● TASK INPUTS:
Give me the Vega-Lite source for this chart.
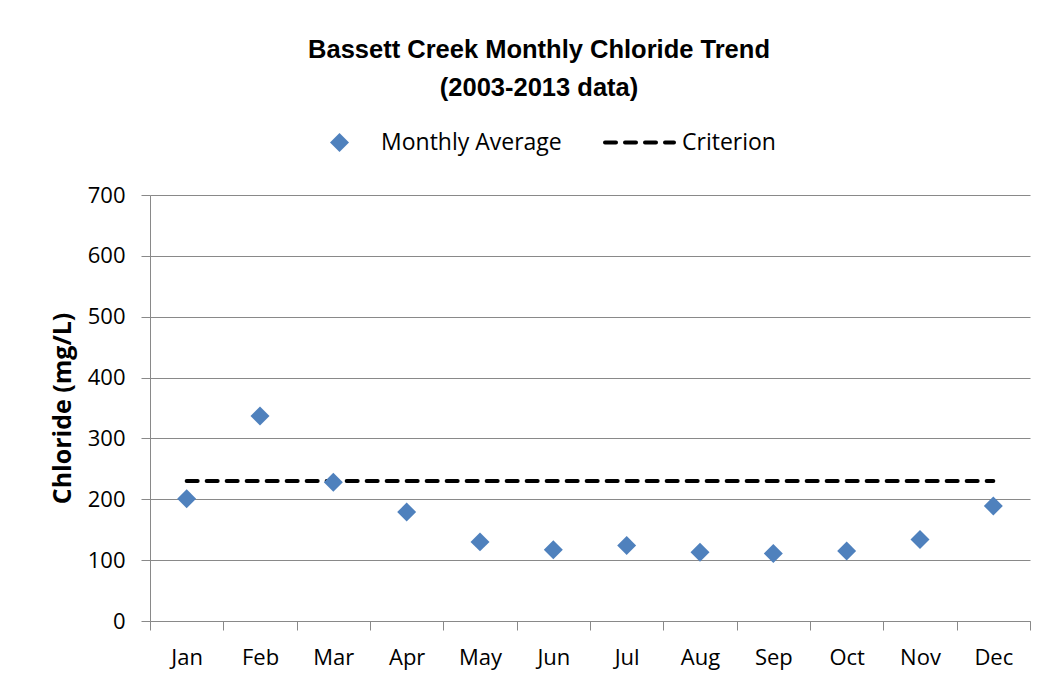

==

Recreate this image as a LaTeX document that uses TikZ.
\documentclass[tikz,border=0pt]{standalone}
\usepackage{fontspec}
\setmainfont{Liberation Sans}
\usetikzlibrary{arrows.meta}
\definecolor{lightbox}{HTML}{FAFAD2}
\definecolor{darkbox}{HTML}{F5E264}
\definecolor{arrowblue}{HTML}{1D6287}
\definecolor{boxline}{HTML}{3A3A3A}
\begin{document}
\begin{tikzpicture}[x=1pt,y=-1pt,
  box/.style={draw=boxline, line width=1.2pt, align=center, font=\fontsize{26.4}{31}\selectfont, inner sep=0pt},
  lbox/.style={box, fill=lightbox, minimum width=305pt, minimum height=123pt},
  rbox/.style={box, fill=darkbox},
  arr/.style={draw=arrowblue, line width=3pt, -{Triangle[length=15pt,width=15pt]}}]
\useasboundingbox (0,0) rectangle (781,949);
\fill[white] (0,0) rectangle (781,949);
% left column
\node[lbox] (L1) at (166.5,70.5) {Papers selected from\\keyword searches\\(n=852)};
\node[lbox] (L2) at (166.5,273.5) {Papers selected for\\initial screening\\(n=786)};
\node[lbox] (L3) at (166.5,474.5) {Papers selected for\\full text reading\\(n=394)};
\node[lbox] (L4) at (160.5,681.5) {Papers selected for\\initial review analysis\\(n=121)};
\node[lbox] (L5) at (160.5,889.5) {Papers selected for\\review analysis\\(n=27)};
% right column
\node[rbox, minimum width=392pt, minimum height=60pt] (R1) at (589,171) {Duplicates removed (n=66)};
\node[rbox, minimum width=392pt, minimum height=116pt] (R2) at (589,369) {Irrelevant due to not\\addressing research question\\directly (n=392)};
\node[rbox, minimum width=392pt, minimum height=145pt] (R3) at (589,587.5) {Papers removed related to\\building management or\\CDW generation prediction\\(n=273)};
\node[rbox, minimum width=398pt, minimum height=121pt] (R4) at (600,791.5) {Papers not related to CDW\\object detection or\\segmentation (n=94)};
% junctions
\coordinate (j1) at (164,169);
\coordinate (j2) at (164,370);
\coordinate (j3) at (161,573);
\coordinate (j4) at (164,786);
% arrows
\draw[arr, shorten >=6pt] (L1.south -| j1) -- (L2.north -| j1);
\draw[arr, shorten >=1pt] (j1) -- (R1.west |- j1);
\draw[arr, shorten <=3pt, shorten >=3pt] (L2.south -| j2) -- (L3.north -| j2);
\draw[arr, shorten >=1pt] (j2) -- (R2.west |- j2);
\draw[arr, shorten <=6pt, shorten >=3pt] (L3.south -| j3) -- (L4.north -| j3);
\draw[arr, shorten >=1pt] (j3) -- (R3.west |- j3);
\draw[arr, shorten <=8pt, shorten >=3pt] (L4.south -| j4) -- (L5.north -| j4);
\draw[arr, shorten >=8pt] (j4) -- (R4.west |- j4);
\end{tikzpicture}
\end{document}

...

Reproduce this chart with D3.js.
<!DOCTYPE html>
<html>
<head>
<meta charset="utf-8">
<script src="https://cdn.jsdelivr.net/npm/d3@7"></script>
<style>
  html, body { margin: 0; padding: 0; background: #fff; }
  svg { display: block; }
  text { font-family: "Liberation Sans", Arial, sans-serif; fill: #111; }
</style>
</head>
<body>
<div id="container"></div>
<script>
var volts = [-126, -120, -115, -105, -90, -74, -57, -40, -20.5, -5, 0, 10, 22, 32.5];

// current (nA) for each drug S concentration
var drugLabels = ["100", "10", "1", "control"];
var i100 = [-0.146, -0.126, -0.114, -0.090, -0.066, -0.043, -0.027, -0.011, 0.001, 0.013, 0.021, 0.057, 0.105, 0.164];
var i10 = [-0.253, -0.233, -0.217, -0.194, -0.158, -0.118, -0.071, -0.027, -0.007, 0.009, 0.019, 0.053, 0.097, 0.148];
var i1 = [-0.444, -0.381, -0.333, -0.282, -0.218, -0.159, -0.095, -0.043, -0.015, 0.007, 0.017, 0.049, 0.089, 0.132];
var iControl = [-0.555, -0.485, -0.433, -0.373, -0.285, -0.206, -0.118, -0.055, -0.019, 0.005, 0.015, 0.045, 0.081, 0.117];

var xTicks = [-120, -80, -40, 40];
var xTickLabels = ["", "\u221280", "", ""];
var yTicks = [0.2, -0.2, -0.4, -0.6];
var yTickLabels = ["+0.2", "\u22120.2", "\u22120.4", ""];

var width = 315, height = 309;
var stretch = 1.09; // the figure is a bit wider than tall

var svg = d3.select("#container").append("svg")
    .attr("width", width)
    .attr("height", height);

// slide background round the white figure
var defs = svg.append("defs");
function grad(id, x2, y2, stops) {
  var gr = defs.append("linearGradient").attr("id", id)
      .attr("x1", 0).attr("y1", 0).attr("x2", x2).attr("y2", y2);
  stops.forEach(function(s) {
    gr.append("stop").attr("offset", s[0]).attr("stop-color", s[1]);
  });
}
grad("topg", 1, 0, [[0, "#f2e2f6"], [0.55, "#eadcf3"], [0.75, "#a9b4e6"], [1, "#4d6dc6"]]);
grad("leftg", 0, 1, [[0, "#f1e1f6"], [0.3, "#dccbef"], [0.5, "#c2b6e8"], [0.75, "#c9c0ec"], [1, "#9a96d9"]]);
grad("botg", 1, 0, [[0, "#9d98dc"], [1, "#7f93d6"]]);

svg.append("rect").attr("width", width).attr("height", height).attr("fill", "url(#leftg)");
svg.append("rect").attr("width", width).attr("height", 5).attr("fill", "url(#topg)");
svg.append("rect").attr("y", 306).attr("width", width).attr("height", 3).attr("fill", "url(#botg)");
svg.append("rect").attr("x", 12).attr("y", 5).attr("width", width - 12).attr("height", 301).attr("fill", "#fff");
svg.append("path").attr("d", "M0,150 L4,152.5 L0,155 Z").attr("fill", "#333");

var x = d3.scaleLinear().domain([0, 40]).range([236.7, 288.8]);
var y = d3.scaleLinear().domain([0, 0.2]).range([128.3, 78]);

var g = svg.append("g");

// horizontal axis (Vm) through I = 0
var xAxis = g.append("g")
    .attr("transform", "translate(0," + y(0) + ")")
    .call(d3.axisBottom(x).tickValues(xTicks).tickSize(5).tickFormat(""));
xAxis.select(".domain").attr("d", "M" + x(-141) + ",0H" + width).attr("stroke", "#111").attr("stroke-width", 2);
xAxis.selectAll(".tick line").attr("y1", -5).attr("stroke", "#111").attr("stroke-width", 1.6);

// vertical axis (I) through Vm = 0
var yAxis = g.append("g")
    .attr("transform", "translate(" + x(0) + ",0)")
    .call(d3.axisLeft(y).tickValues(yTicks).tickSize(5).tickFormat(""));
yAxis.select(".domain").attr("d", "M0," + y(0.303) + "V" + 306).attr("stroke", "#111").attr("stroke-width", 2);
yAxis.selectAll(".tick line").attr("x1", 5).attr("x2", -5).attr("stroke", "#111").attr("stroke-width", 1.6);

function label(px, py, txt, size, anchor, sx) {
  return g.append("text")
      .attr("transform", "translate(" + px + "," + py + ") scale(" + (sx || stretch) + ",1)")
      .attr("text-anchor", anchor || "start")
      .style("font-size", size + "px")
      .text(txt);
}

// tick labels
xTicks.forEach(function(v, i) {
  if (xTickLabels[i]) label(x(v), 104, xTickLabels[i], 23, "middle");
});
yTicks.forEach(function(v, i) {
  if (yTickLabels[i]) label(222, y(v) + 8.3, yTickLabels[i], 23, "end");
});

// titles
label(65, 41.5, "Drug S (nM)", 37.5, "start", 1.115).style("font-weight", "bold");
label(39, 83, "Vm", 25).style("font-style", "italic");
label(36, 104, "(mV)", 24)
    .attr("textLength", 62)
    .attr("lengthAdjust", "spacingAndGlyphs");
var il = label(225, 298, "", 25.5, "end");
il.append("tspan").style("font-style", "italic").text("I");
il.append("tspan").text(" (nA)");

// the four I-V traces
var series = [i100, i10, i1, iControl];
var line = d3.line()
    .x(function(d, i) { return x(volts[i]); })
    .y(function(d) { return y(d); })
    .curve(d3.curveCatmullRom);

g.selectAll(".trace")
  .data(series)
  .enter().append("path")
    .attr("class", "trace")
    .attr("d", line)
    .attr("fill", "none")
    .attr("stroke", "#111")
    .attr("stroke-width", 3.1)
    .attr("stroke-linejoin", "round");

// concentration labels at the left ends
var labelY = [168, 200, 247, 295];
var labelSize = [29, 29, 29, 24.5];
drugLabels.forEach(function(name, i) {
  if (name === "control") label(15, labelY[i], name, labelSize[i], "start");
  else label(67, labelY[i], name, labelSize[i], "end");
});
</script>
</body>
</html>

● STATED EXERCISE: Scan the records above for the string "this", then select every line that holds it.

● TASK RESPONSE:
Give me the Vega-Lite source for this chart.
Recreate this image as a LaTeX document that uses TikZ.
Reproduce this chart with D3.js.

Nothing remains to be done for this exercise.